Taylor Wimpey Share Price Up 4% As Record Sales Defy Sluggish Property Market

Published On: January 16, 2020Categories: Stocks & Shares1.5 min read

Taylor Wimpey, the FTSE 100 company that is one of the UK’s biggest housebuilders, defied a supposedly sluggish 2019 property market to sell a record number of new homes over the year. Not only were sales numbers up but the company also reported it had achieved higher average sales prices compared to the year before. The Taylor Wimpey share price yesterday gained 3.9% to 209.75p. Into the afternoon trading session today, another 0.75% had been added to those gains.

Taylor Wimpey plc

The company sold a total of 15,719 new homes last year, representing 5% growth on 2018 total. The average selling price of Taylor Wimpey homes was £269,000, compared to £264,000 the year before. One negative in the company’s full year results was a significant drop in the average margin per property sold. That fell to 19.6% from 21.6%. The drop was attributed to higher construction costs, partly due to improved quality, and flat selling prices over the first six months of 2019.

Taylor Wimpey notified investors that it plans a cost cutting drive that will focus on a reduction in the company’s expenses budget and operational efficiencies. The information was published ahead of full-year results, which are due to be released on February 26th.

Chief executive Pete Redfern commented that despite the overall positivity of the company’s 2019 results, he still believes that consumer sentiment has been affected by Brexit uncertainty.
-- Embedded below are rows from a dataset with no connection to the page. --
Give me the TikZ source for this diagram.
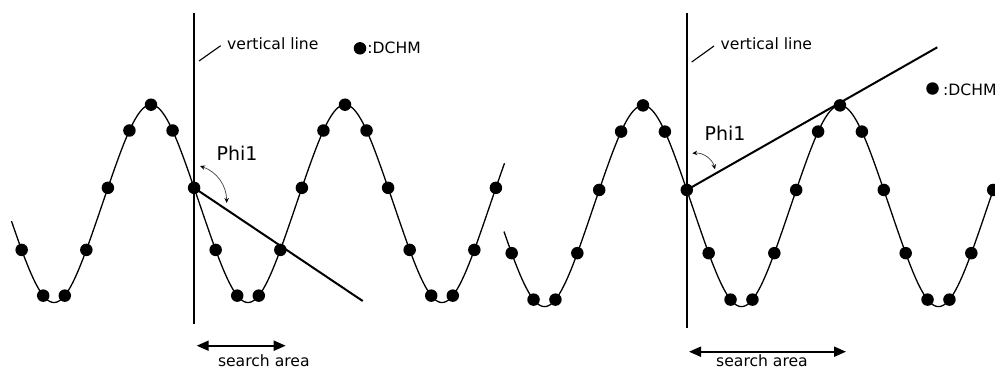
\documentclass[tikz,border=0pt]{standalone}
\usepackage{fontspec}
\setmainfont{DejaVu Sans}
\usetikzlibrary{arrows.meta}
\begin{document}
\begin{tikzpicture}[x=1pt,y=-1pt,
  dot/.style={circle,fill=black,inner sep=0pt,minimum size=12.5pt},
  wave/.style={line width=1.3pt},
  bar/.style={line width=2pt},
  leader/.style={line width=1.1pt},
  lbl/.style={inner sep=0pt,font=\fontsize{15.6}{18}\selectfont},
  philbl/.style={inner sep=0pt,font=\fontsize{19}{22}\selectfont},
  anglearrow/.style={draw=black!75,line width=0.7pt,{Stealth[length=5pt,width=4.5pt,black]}-{Stealth[length=5pt,width=4.5pt,black]}},
  span/.style={line width=2pt,{Triangle[length=12pt,width=10pt]}-{Triangle[length=12pt,width=10pt]}}
]
\useasboundingbox (0,0) rectangle (995,369);

% ---------- left panel ----------
\draw[wave] plot[domain=11.5:504.5,samples=400]
  (\x,{203.6-96.8*cos((\x-151)/194*360)-2.1*cos((\x-151)/194*1080)});
\foreach \k in {-6,...,16}{
  \pgfmathsetmacro{\px}{151+\k*194/9}
  \pgfmathsetmacro{\py}{203.6-96.8*cos((\px-151)/194*360)-2.1*cos((\px-151)/194*1080)}
  \coordinate (L\k) at (\px,\py);
}
\coordinate (Ltop) at (194.1,13);
\coordinate (Lbot) at (194.1,323.5);
\draw[bar] (Ltop) -- (Lbot);
\coordinate (Lend) at (362.7,301);
\draw[bar] (L2) -- (Lend);
\foreach \k in {-6,...,16}{ \node[dot] (Ld\k) at (L\k) {}; }

\coordinate (Lv1) at (199,61);
\coordinate (Lv2) at (220.7,45.7);
\draw[leader] (Lv1) -- (Lv2);
\node[lbl,anchor=base west] (Lvl) at (227,49.5) {vertical line};
\node[dot] (Lkey) at (360,48.3) {};
\node[lbl,anchor=base west] (Lkeytxt) at (367.2,54) {:DCHM};

\node[philbl,anchor=base west] (Lphi) at (216.5,160) {Phi1};
\coordinate (La1) at (200,166);
\coordinate (La2) at (226.7,203);
\draw[anglearrow] (La1) to[bend left=35] (La2);

\coordinate (Ls1) at (196.7,345.7);
\coordinate (Ls2) at (285.7,345.7);
\draw[span] (Ls1) -- (Ls2);
\node[lbl,anchor=base] (Lsa) at (263.8,366.7) {search area};

% ---------- right panel ----------
\draw[wave] plot[domain=504:995,samples=400]
  (\x,{206-98.5*cos((\x-643)/197*360)-2.1*cos((\x-643)/197*1080)});
\foreach \k in {-6,...,16}{
  \pgfmathsetmacro{\px}{643+\k*197/9}
  \pgfmathsetmacro{\py}{206-98.5*cos((\px-643)/197*360)-2.1*cos((\px-643)/197*1080)}
  \coordinate (R\k) at (\px,\py);
}
\coordinate (Rtop) at (686.8,13);
\coordinate (Rbot) at (686.8,328.3);
\draw[bar] (Rtop) -- (Rbot);
\coordinate (Rend) at (937.3,47.3);
\draw[bar] (R2) -- (Rend);
\foreach \k in {-6,...,16}{ \node[dot] (Rd\k) at (R\k) {}; }

\coordinate (Rv1) at (691.7,62);
\coordinate (Rv2) at (714,46);
\draw[leader] (Rv1) -- (Rv2);
\node[lbl,anchor=base west] (Rvl) at (720.5,49.5) {vertical line};
\node[dot] (Rkey) at (932.5,88.5) {};
\node[lbl,anchor=base west] (Rkeytxt) at (943,95) {:DCHM};

\node[philbl,anchor=base west] (Rphi) at (704.5,140) {Phi1};
\coordinate (Ra1) at (692.3,153.3);
\coordinate (Ra2) at (715,169.3);
\draw[anglearrow] (Ra1) to[bend left=40] (Ra2);

\coordinate (Rs1) at (689,351.7);
\coordinate (Rs2) at (846,351.7);
\draw[span] (Rs1) -- (Rs2);
\node[lbl,anchor=base] (Rsa) at (762,366.7) {search area};
\end{tikzpicture}
\end{document}
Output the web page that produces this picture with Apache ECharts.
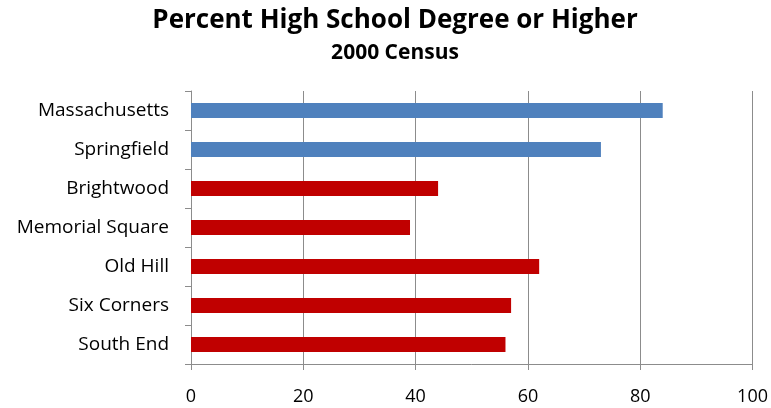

However, he still described the mood among buyers as “surprisingly robust” over both 2018 and 2019.

Mr Redfern also stated that December’s general election result, particularly the greater clarity it had given to the Brexit timetable, was a positive for the housing market but that it was still early to make predictions on just how much of a bounce would take hold in the shorter term, stating:

 “It’s too early to say we are going to see a big bounce, I do think . . . we’ll see some upside as we go into 2020 and 2021”.